▶ [TASK TO COMPLETE]
Quote each line of the material verbatim, without the pictures.

▶ [SOURCE EXCERPT]
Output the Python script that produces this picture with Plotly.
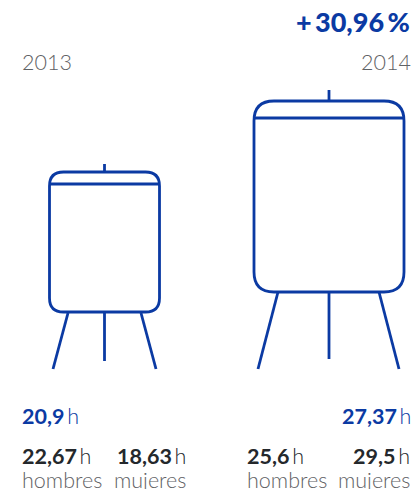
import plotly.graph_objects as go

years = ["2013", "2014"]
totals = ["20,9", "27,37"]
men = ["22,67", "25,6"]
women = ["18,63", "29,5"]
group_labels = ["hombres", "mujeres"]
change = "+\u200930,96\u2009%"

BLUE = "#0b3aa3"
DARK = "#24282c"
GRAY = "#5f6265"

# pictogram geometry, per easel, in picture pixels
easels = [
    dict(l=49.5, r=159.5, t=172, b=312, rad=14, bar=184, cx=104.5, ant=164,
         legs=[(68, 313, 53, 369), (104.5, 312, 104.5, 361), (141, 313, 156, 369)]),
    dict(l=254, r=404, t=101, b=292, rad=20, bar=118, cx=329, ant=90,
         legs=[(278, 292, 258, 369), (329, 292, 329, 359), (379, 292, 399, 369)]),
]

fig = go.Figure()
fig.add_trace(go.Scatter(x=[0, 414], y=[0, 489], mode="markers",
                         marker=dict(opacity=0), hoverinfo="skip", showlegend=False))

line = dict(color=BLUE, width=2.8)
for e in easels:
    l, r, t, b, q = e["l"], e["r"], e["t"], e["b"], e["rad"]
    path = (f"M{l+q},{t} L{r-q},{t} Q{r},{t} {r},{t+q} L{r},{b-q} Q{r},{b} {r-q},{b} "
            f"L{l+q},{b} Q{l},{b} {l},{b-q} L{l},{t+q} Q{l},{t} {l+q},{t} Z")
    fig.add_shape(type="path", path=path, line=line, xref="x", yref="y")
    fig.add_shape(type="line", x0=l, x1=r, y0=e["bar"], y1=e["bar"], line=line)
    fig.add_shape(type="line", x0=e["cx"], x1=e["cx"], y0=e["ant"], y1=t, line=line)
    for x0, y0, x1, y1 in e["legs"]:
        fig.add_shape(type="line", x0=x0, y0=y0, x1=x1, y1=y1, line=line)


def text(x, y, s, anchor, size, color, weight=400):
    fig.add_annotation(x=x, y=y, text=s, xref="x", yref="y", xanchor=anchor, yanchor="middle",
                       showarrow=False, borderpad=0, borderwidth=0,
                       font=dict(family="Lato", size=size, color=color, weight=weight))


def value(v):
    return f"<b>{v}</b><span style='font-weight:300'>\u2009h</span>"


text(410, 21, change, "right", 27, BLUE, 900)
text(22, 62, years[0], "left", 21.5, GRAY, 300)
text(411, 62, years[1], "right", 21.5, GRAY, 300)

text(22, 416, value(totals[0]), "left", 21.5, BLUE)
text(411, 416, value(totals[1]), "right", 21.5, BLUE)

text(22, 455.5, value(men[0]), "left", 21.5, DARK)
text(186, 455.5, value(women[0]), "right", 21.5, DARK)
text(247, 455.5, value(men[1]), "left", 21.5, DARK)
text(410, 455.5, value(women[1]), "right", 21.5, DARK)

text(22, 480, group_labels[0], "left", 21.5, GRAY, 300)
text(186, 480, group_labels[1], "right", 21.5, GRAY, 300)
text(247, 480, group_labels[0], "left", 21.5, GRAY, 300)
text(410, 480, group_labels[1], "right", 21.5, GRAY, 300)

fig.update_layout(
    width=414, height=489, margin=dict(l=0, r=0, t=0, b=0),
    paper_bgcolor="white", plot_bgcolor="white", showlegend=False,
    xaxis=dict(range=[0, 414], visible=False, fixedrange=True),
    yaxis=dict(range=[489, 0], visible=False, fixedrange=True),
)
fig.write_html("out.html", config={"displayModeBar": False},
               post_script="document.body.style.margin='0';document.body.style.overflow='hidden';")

▶ [ANSWER TO THIS PROBLEM]
Output the Python script that produces this picture with Plotly.
import plotly.graph_objects as go

years = ["2013", "2014"]
totals = ["20,9", "27,37"]
men = ["22,67", "25,6"]
women = ["18,63", "29,5"]
group_labels = ["hombres", "mujeres"]
change = "+\u200930,96\u2009%"

BLUE = "#0b3aa3"
DARK = "#24282c"
GRAY = "#5f6265"

# pictogram geometry, per easel, in picture pixels
easels = [
    dict(l=49.5, r=159.5, t=172, b=312, rad=14, bar=184, cx=104.5, ant=164,
         legs=[(68, 313, 53, 369), (104.5, 312, 104.5, 361), (141, 313, 156, 369)]),
    dict(l=254, r=404, t=101, b=292, rad=20, bar=118, cx=329, ant=90,
         legs=[(278, 292, 258, 369), (329, 292, 329, 359), (379, 292, 399, 369)]),
]

fig = go.Figure()
fig.add_trace(go.Scatter(x=[0, 414], y=[0, 489], mode="markers",
                         marker=dict(opacity=0), hoverinfo="skip", showlegend=False))

line = dict(color=BLUE, width=2.8)
for e in easels:
    l, r, t, b, q = e["l"], e["r"], e["t"], e["b"], e["rad"]
    path = (f"M{l+q},{t} L{r-q},{t} Q{r},{t} {r},{t+q} L{r},{b-q} Q{r},{b} {r-q},{b} "
            f"L{l+q},{b} Q{l},{b} {l},{b-q} L{l},{t+q} Q{l},{t} {l+q},{t} Z")
    fig.add_shape(type="path", path=path, line=line, xref="x", yref="y")
    fig.add_shape(type="line", x0=l, x1=r, y0=e["bar"], y1=e["bar"], line=line)
    fig.add_shape(type="line", x0=e["cx"], x1=e["cx"], y0=e["ant"], y1=t, line=line)
    for x0, y0, x1, y1 in e["legs"]:
        fig.add_shape(type="line", x0=x0, y0=y0, x1=x1, y1=y1, line=line)


def text(x, y, s, anchor, size, color, weight=400):
    fig.add_annotation(x=x, y=y, text=s, xref="x", yref="y", xanchor=anchor, yanchor="middle",
                       showarrow=False, borderpad=0, borderwidth=0,
                       font=dict(family="Lato", size=size, color=color, weight=weight))


def value(v):
    return f"<b>{v}</b><span style='font-weight:300'>\u2009h</span>"


text(410, 21, change, "right", 27, BLUE, 900)
text(22, 62, years[0], "left", 21.5, GRAY, 300)
text(411, 62, years[1], "right", 21.5, GRAY, 300)

text(22, 416, value(totals[0]), "left", 21.5, BLUE)
text(411, 416, value(totals[1]), "right", 21.5, BLUE)

text(22, 455.5, value(men[0]), "left", 21.5, DARK)
text(186, 455.5, value(women[0]), "right", 21.5, DARK)
text(247, 455.5, value(men[1]), "left", 21.5, DARK)
text(410, 455.5, value(women[1]), "right", 21.5, DARK)

text(22, 480, group_labels[0], "left", 21.5, GRAY, 300)
text(186, 480, group_labels[1], "right", 21.5, GRAY, 300)
text(247, 480, group_labels[0], "left", 21.5, GRAY, 300)
text(410, 480, group_labels[1], "right", 21.5, GRAY, 300)

fig.update_layout(
    width=414, height=489, margin=dict(l=0, r=0, t=0, b=0),
    paper_bgcolor="white", plot_bgcolor="white", showlegend=False,
    xaxis=dict(range=[0, 414], visible=False, fixedrange=True),
    yaxis=dict(range=[489, 0], visible=False, fixedrange=True),
)
fig.write_html("out.html", config={"displayModeBar": False},
               post_script="document.body.style.margin='0';document.body.style.overflow='hidden';")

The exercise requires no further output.